Review Date: 2006-04-03
Christina Klein contends that the paradigm of the Truman Doctrine can not offer a complete understanding of Cold War American culture or policy. She juxtaposes its policy of global communist containment with a 1957 speech by American diplomat Francis Wilcox that harped the need to educate Americans about the world beyond the national boundaries. This contrasts what the author terms the "global imaginary of containment" with the "global imaginary of integration." Both of these are educational projects. The first teaches the global politic as a heroic crusade against communism, the latter teaches it as a sentimental connection with the cultures of non-Americans. While acknowledging the abundance of quality scholarship that investigates the former project, Klein positions Cold War Orientalism as an investigation of the policy of Cold War internationalism and its related trope of "sentimental education." In doing so, she aims to dichotomize the discourse of history by proving that integration of the capitalist world went hand-in-hand with Soviet containment.

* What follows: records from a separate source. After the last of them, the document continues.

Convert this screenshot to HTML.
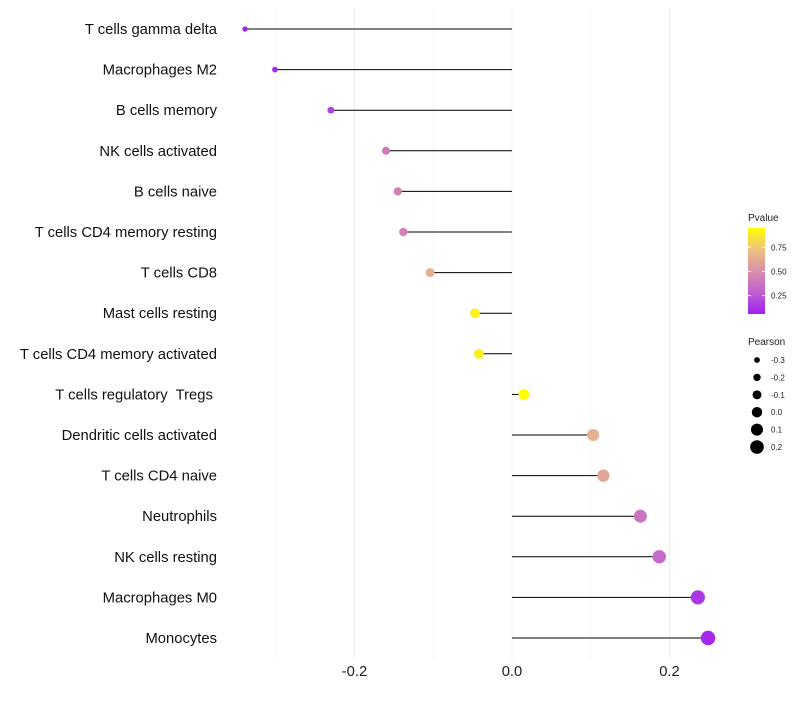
<!DOCTYPE html>
<html><head><meta charset="utf-8"><style>
body{margin:0;background:#fff;font-family:"Liberation Sans",sans-serif}
text{white-space:pre}
</style></head><body>
<svg id="chart" width="800" height="700"></svg>
<script>
const cells=["T cells gamma delta","Macrophages M2","B cells memory","NK cells activated","B cells naive","T cells CD4 memory resting","T cells CD8","Mast cells resting","T cells CD4 memory activated","T cells regulatory  Tregs ","Dendritic cells activated","T cells CD4 naive","Neutrophils","NK cells resting","Macrophages M0","Monocytes"];
const pearson=[-0.339,-0.301,-0.230,-0.160,-0.145,-0.138,-0.104,-0.047,-0.042,0.015,0.103,0.116,0.163,0.187,0.236,0.249];
const pvalue=[0.07,0.10,0.18,0.40,0.44,0.44,0.65,0.90,0.90,0.95,0.65,0.60,0.38,0.34,0.15,0.10];
const xTicks=[-0.2,0.0,0.2];
const xTickLabels=["-0.2","0.0","0.2"];
const gridMinor=[-0.3,-0.1,0.1];
const pTicks=[0.25,0.5,0.75];
const pTickLabels=["0.25","0.50","0.75"];
const sizeLegend=[-0.3,-0.2,-0.1,0.0,0.1,0.2];
const sizeLegendLabels=["-0.3","-0.2","-0.1","0.0","0.1","0.2"];

const NS="http://www.w3.org/2000/svg";
const svg=document.getElementById('chart');
function el(t,a,p){const e=document.createElementNS(NS,t);for(const k in a)e.setAttribute(k,a[k]);(p||svg).appendChild(e);return e;}
const x=v=>512+v*787.5;
const y=i=>29+i*40.6;
const rad=v=>2.6+(v+0.34)/0.59*4.6;
const pMin=0.07,pMax=0.95;
const stops=[[160,32,240],[192,96,208],[217,144,168],[237,192,128],[255,255,0]];
function col(p){let t=Math.max(0,Math.min(1,(p-pMin)/(pMax-pMin)))*4;let i=Math.min(3,Math.floor(t)),f=t-i;const a=stops[i],b=stops[i+1];return `rgb(${a.map((c,k)=>Math.round(c+(b[k]-c)*f)).join(',')})`;}

[...xTicks,...gridMinor].forEach(v=>{const g=el('line',{x1:x(v),x2:x(v),y1:8,y2:660,stroke:'#f0f0f0','stroke-width':xTicks.includes(v)?1:0.6});

});
xTicks.forEach((v,i)=>{const t=el('text',{x:x(v),y:676,'text-anchor':'middle','font-size':14.8,fill:'#222'});t.textContent=xTickLabels[i];

});
cells.forEach((c,i)=>{
const t=el('text',{x:217,y:y(i)+5,'text-anchor':'end','font-size':14.8,fill:'#111'});t.textContent=c;


const l=el('line',{x1:x(0),x2:x(pearson[i]),y1:y(i),y2:y(i),stroke:'#000','stroke-width':1});


const d=el('circle',{cx:x(pearson[i]),cy:y(i),r:rad(pearson[i]),fill:col(pvalue[i])});


});
const defs=el('defs',{});const lg=el('linearGradient',{id:'pg',x1:0,y1:1,x2:0,y2:0},defs);
stops.forEach((s,i)=>el('stop',{offset:i/4,'stop-color':`rgb(${s.join(',')})`},lg));
const lt=el('text',{x:748,y:221,'font-size':10,fill:'#222'});lt.textContent='Pvalue';


const bar=el('rect',{x:748,y:228,width:17,height:86,fill:'url(#pg)'});


const py=p=>313-(p-pMin)/(pMax-pMin)*85;
pTicks.forEach((p,i)=>{el('line',{x1:748,x2:751,y1:py(p),y2:py(p),stroke:'#fff'});el('line',{x1:762,x2:765,y1:py(p),y2:py(p),stroke:'#fff'});
const t=el('text',{x:771,y:py(p)+3,'font-size':8,fill:'#222'});t.textContent=pTickLabels[i];

});
const st=el('text',{x:748,y:345,'font-size':10,fill:'#222'});st.textContent='Pearson';


sizeLegend.forEach((v,i)=>{const cy=360+i*17.4;
const c=el('circle',{cx:757,cy:cy,r:rad(v),fill:'#000'});


const t=el('text',{x:771,y:cy+3,'font-size':8,fill:'#222'});t.textContent=sizeLegendLabels[i];

});
</script>
</body></html>
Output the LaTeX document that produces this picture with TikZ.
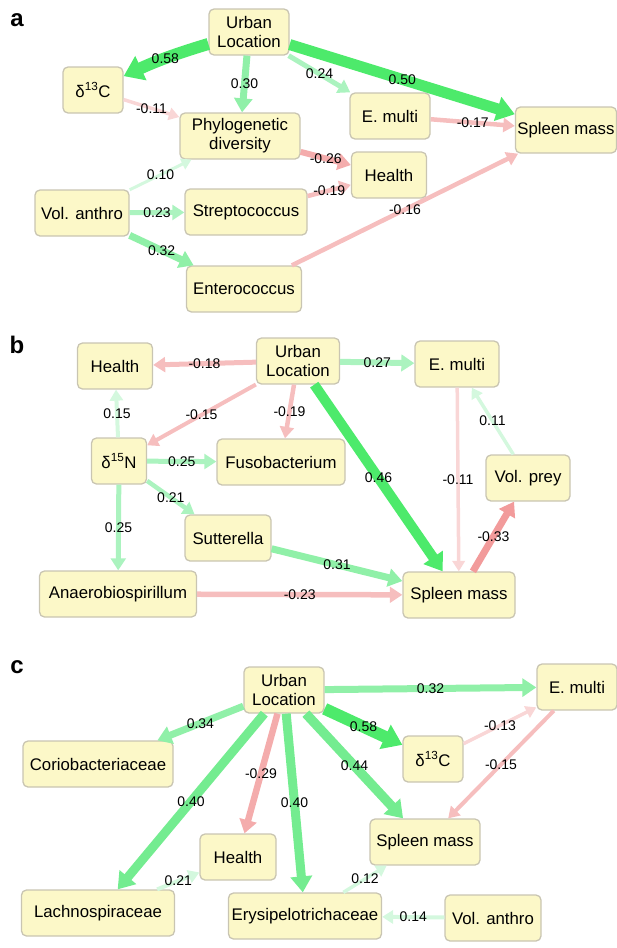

Klein begins by documenting the Federal policy initiatives that promoted cold war internationalism in the American populace, like the United States Information Agency's people-to-people program. These initiatives rose in the wake of McCarthyism because the Truman Doctrine had a basic rhetorical disadvantage when promoted to the American public. As shown in her analysis of National Security Council directives, a foreign policy of communist containment has the public relations problem of being defined by that which it opposes. The integration of "free" people and commodities becomes the necessary positive to imbue the ideology of containment with original purpose.

The author then considers how "middlebrow intellectuals"-the author's term for the editors of mass periodicals like Reader's Digest, claimed Cold War internationalism as a public pedagogy and instructed readers about the American commitment to cultural difference. The text importantly contends that "middlebrow"-an adjective and Klein's subtitular term-has roots in cultural populism of the 1920s. It functionally describes a process of repackaging diverse culture for mass consumption. This "offered [upwardly mobile immigrant] consumers the cultural capital that would make them feel more secure in their new class identity (Klein 64)." It also appropriates the cultural inadequacy that permeated the Untied State's post-WWI uneasiness with the global mantle. It translates this inadequacy into a call for individuals to claim the authority of widely informed knowledge. Finally, Klein contends that the "middlebrow imagination" conflated education with enjoyment and moral purpose, ironically couching human difference in the trappings of soothing universalism. To show the connection between Cold War Internationalism as public policy and middlebrow cultural project, the author compares novelized travel accounts (like James Michiner's The Voice of Asia) to policy documents like NSC-48. Both envision an Asian communism that is rabidly expansionist and interstitial states that teeter on the verge of being "lost" or safely preserved in the bloc of the free world through cultural understanding (Klein 126).

While Klein's scholarship is original, taking policies that have been discretely engaged by multiple works and disciplines (like, for example, the propaganda policy considerations of Jacques Ellul), her lexicon of sentimental internationalism also offers a fresh critique of liberalism. It remains an unfinished project to extend this exciting paradigm into wider considerations of American conflict and axes of difference.